■ Set problem ■
The copy must start at the line that contains "Recreate this image" and finish at the line that contains "const yTicks = [0, 0.2, 0.4, 0.6, 0.8, 1.0, 1.2];", reproducing each line exactly. Any picture in that span is omitted.

■ Extracted information ■
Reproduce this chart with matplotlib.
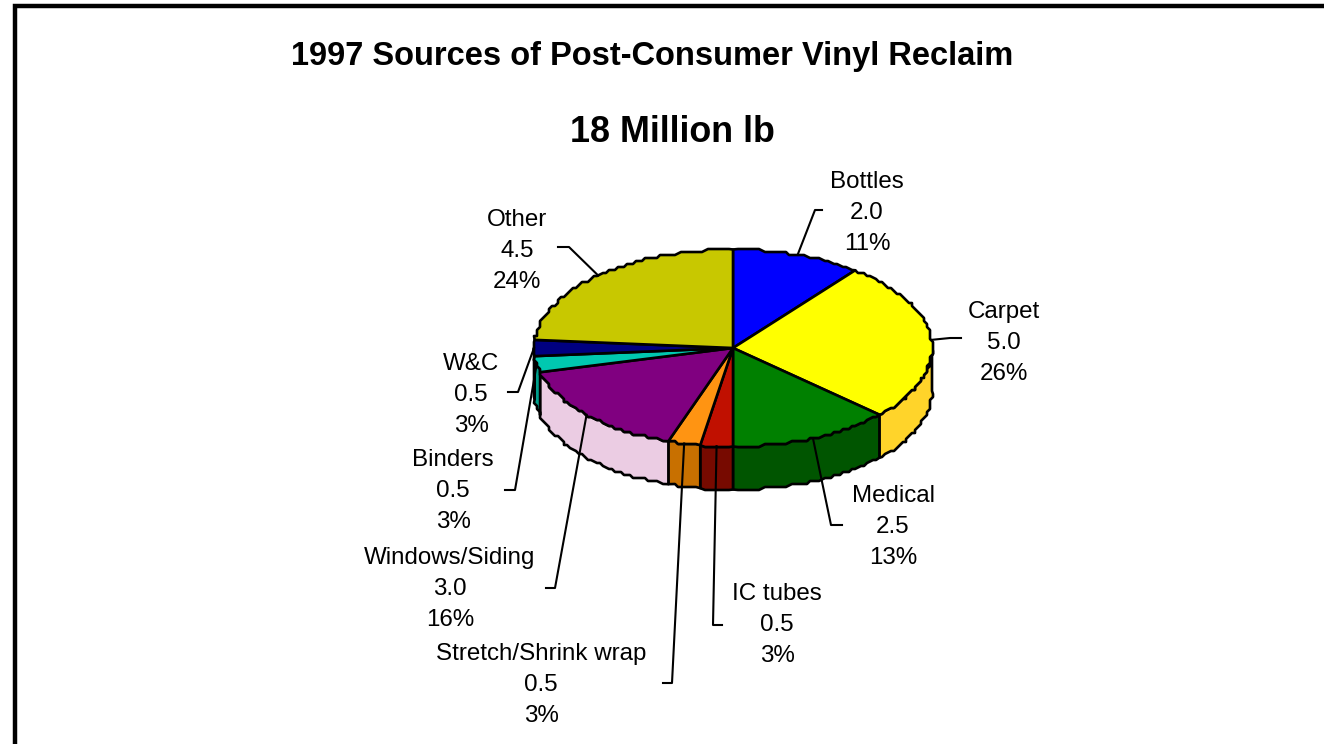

...

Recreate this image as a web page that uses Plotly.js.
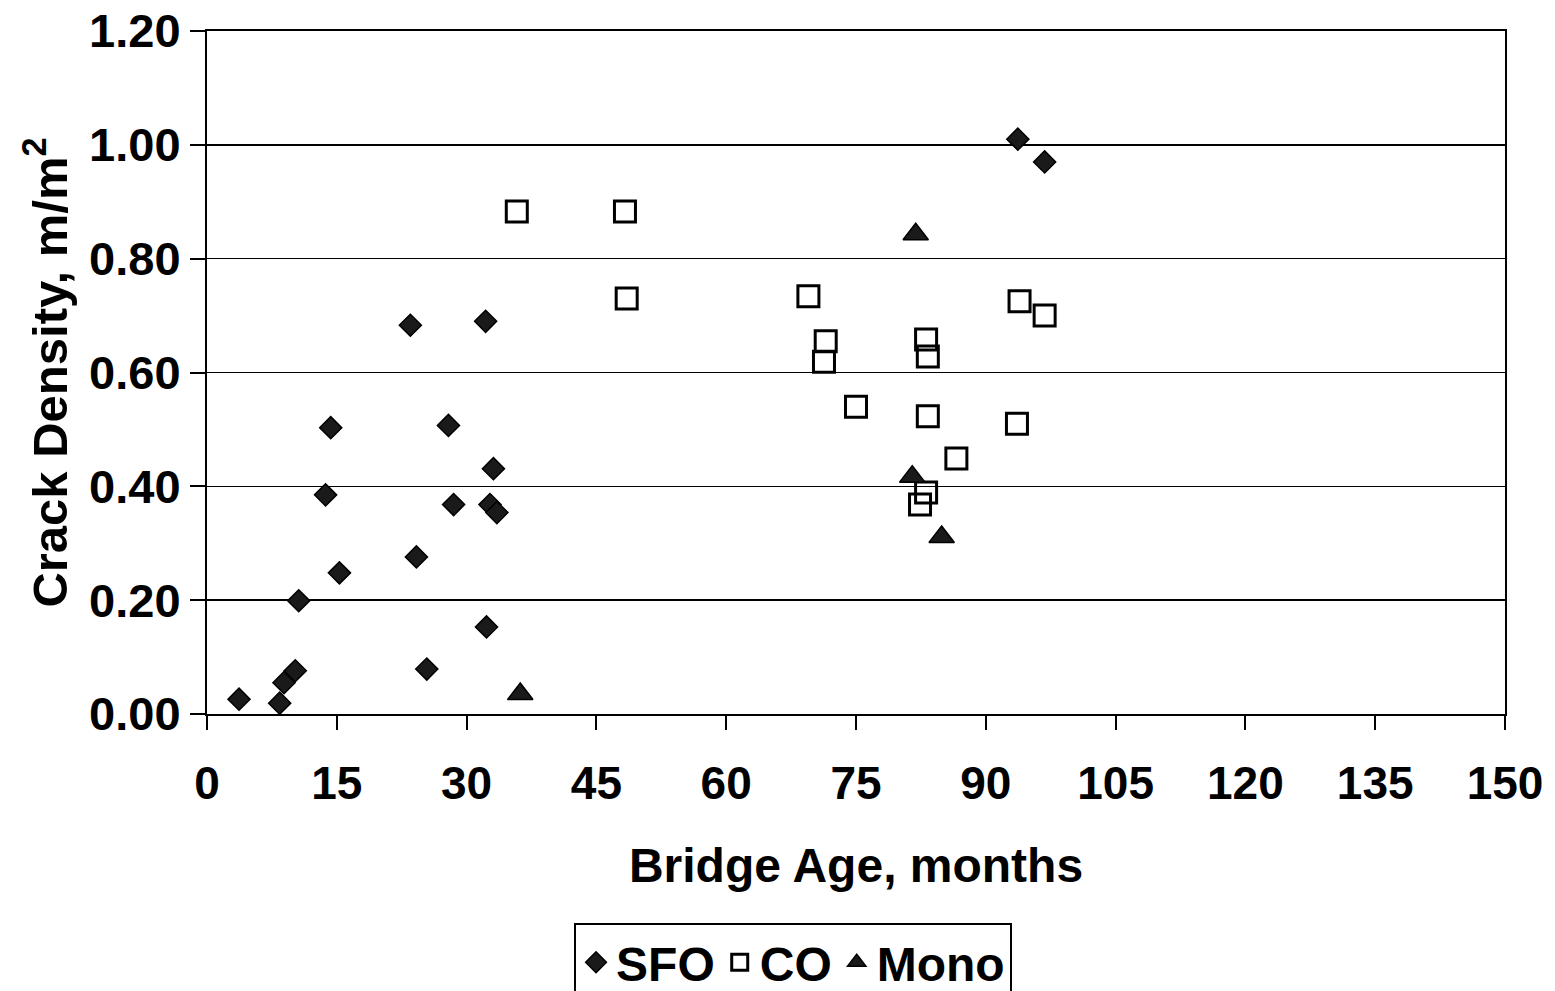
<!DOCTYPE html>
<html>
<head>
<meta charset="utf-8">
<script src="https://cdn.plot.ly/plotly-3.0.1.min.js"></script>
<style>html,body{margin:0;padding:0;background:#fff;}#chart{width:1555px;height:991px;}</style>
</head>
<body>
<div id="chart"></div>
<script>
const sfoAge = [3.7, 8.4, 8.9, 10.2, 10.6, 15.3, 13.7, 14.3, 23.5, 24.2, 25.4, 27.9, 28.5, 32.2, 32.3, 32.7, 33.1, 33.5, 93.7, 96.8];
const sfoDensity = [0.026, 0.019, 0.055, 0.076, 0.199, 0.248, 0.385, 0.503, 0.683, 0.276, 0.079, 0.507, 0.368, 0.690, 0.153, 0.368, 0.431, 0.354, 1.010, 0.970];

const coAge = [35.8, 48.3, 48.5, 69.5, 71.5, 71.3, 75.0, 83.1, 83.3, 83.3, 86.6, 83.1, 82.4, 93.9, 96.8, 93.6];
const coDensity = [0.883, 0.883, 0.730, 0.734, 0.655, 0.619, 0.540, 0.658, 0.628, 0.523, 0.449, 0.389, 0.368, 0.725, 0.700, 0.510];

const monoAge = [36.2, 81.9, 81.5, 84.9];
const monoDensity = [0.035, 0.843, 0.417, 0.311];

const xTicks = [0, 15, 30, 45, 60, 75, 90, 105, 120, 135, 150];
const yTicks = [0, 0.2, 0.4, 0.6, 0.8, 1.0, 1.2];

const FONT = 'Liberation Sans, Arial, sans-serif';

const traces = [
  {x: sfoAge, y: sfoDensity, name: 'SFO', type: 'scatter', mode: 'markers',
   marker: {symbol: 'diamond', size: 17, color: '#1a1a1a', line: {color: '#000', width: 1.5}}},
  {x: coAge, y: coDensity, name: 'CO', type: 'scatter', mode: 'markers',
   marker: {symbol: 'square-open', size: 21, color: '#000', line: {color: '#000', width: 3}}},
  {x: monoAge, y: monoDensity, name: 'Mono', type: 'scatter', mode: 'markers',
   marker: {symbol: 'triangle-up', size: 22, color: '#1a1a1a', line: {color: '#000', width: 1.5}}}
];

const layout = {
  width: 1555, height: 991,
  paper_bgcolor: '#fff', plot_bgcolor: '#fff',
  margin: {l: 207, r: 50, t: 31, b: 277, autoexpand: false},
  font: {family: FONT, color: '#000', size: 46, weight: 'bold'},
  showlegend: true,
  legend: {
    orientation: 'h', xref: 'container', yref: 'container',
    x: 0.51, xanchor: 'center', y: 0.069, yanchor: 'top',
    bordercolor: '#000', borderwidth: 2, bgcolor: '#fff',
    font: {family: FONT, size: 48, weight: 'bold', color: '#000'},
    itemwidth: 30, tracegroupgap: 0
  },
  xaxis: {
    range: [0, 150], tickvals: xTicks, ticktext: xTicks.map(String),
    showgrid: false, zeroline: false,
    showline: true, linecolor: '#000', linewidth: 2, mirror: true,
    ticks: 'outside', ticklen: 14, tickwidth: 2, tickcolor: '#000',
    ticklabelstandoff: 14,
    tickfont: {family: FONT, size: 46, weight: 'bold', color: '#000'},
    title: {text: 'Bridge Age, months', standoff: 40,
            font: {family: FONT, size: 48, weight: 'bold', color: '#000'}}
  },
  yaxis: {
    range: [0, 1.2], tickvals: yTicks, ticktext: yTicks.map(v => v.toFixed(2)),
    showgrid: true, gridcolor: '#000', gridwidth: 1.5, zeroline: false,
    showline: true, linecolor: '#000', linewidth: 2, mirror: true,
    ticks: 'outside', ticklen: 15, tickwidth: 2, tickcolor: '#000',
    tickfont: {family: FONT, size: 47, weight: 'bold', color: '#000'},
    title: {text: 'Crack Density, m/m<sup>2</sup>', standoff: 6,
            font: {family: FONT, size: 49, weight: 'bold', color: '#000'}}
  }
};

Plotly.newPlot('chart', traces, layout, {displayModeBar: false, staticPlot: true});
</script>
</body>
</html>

■ Solution to the problem ■
Recreate this image as a web page that uses Plotly.js.
<!DOCTYPE html>
<html>
<head>
<meta charset="utf-8">
<script src="https://cdn.plot.ly/plotly-3.0.1.min.js"></script>
<style>html,body{margin:0;padding:0;background:#fff;}#chart{width:1555px;height:991px;}</style>
</head>
<body>
<div id="chart"></div>
<script>
const sfoAge = [3.7, 8.4, 8.9, 10.2, 10.6, 15.3, 13.7, 14.3, 23.5, 24.2, 25.4, 27.9, 28.5, 32.2, 32.3, 32.7, 33.1, 33.5, 93.7, 96.8];
const sfoDensity = [0.026, 0.019, 0.055, 0.076, 0.199, 0.248, 0.385, 0.503, 0.683, 0.276, 0.079, 0.507, 0.368, 0.690, 0.153, 0.368, 0.431, 0.354, 1.010, 0.970];

const coAge = [35.8, 48.3, 48.5, 69.5, 71.5, 71.3, 75.0, 83.1, 83.3, 83.3, 86.6, 83.1, 82.4, 93.9, 96.8, 93.6];
const coDensity = [0.883, 0.883, 0.730, 0.734, 0.655, 0.619, 0.540, 0.658, 0.628, 0.523, 0.449, 0.389, 0.368, 0.725, 0.700, 0.510];

const monoAge = [36.2, 81.9, 81.5, 84.9];
const monoDensity = [0.035, 0.843, 0.417, 0.311];

const xTicks = [0, 15, 30, 45, 60, 75, 90, 105, 120, 135, 150];
const yTicks = [0, 0.2, 0.4, 0.6, 0.8, 1.0, 1.2];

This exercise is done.